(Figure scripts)
● ● ● ● ● ● ●
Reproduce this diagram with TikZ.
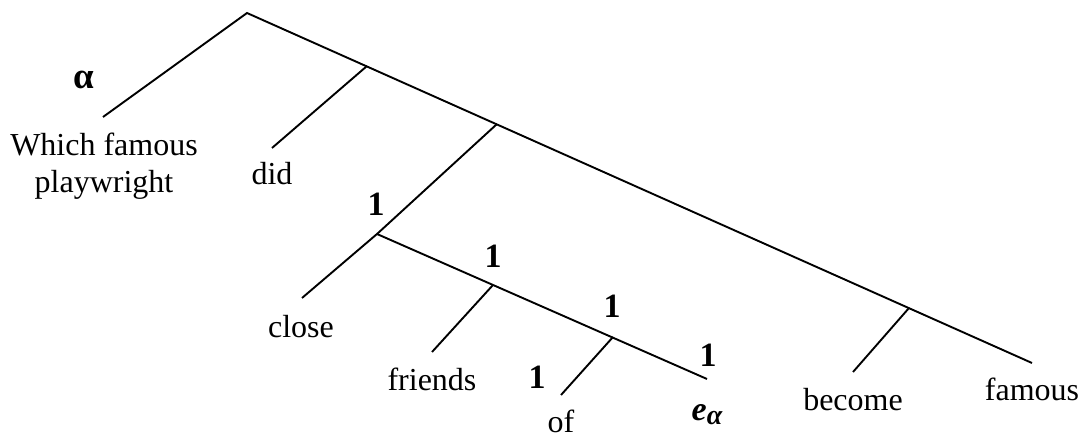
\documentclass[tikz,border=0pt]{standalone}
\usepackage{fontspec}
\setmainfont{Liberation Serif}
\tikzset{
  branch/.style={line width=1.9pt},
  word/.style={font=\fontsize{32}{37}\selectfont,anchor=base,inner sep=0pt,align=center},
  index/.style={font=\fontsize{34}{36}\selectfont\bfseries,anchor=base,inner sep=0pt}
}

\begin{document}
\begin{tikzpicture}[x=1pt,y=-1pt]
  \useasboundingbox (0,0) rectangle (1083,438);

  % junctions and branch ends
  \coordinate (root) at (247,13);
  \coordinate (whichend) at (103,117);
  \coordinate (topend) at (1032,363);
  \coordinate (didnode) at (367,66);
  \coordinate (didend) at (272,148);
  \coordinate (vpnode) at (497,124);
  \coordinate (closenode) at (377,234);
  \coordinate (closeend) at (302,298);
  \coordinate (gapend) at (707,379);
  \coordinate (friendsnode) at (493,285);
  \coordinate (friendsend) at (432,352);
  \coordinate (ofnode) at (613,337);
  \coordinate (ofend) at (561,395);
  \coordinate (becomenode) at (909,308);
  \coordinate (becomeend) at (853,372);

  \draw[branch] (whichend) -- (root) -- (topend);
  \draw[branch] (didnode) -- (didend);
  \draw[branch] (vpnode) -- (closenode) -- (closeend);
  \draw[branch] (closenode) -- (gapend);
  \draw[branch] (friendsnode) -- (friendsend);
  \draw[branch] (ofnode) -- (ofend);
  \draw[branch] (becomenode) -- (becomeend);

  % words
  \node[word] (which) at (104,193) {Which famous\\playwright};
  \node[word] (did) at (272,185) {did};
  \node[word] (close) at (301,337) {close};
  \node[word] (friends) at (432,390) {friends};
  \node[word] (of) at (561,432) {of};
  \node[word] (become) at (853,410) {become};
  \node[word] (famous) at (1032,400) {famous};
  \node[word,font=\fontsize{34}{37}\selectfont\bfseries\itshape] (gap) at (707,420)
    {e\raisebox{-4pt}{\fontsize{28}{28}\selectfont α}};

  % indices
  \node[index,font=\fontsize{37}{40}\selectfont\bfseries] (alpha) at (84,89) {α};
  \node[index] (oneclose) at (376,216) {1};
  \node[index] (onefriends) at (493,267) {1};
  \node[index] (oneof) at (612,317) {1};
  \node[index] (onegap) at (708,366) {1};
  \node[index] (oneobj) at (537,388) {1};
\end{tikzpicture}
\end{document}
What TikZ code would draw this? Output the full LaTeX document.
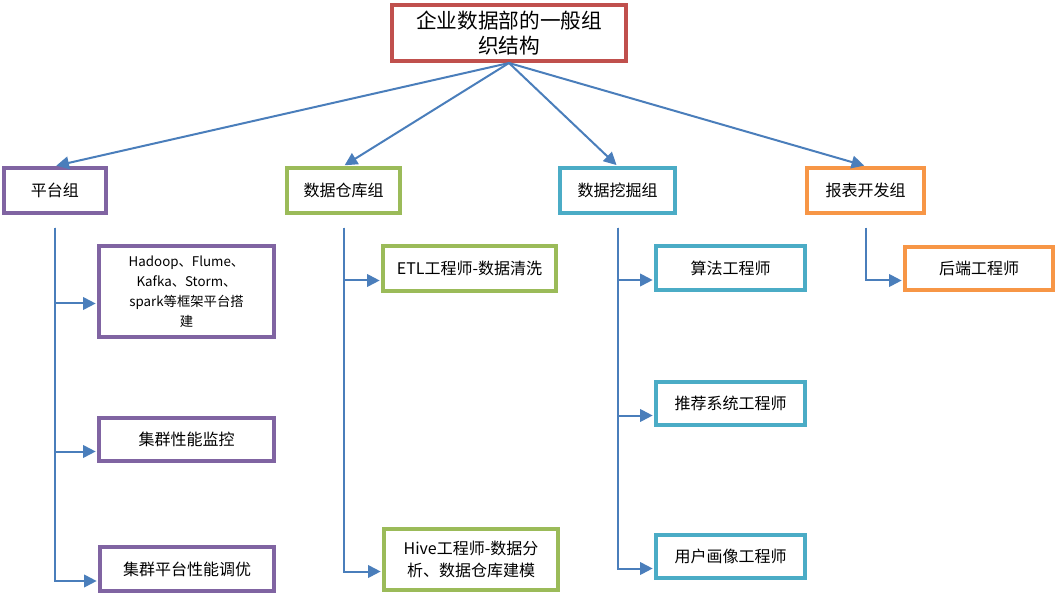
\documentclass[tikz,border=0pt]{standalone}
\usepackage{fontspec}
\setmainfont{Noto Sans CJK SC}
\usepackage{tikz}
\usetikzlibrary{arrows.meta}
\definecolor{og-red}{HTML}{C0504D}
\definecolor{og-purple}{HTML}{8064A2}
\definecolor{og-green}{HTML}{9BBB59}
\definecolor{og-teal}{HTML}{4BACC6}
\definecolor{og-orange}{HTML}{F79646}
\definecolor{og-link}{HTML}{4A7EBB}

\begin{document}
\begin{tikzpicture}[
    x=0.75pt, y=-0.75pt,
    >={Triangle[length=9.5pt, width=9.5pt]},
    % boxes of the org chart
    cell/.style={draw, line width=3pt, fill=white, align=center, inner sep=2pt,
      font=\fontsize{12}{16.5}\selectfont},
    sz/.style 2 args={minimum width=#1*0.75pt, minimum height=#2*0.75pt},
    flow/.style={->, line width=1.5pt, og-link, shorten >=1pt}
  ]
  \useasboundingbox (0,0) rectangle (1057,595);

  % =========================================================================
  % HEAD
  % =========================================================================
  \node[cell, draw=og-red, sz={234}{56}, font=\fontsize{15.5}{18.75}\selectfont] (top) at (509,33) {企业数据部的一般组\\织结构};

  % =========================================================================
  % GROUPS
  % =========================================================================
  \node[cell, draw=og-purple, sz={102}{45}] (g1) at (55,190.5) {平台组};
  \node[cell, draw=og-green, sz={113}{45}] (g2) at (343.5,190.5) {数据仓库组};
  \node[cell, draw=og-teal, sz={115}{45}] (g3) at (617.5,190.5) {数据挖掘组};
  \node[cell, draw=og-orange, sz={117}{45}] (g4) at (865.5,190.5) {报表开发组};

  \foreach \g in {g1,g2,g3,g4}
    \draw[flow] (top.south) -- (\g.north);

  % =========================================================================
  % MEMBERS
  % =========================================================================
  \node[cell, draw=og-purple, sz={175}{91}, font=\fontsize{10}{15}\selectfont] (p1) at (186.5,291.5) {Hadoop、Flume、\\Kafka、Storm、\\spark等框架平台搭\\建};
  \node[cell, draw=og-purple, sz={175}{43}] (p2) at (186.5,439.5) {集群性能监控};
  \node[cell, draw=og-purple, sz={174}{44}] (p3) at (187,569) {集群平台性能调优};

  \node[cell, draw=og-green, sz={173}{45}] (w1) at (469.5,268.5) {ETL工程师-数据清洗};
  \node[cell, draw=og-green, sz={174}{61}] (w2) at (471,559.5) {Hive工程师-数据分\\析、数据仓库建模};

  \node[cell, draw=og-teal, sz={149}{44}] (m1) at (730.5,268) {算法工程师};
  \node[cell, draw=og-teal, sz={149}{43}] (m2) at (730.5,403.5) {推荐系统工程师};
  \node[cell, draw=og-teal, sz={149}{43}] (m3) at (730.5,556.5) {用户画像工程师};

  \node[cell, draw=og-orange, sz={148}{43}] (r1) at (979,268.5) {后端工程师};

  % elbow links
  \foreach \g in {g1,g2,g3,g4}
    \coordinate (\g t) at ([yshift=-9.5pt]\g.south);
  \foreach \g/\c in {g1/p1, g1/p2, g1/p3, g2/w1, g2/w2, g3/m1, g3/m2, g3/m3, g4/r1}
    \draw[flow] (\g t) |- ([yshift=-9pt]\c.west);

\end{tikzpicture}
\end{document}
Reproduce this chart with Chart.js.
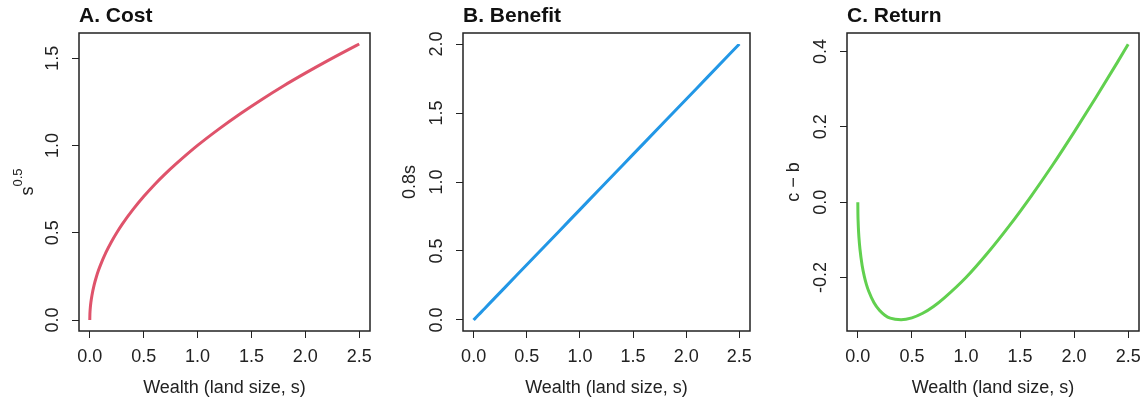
● ● ● ● ● ● ●
What to work on: Repeat, with no pictures, each line from the beginning of the data through the line containing "(0,0) rectangle (1083,438);", inclusive.

Answer to the problem:
Reproduce this diagram with TikZ.
\documentclass[tikz,border=0pt]{standalone}
\usepackage{fontspec}
\setmainfont{Liberation Serif}
\tikzset{
  branch/.style={line width=1.9pt},
  word/.style={font=\fontsize{32}{37}\selectfont,anchor=base,inner sep=0pt,align=center},
  index/.style={font=\fontsize{34}{36}\selectfont\bfseries,anchor=base,inner sep=0pt}
}

\begin{document}
\begin{tikzpicture}[x=1pt,y=-1pt]
  \useasboundingbox (0,0) rectangle (1083,438);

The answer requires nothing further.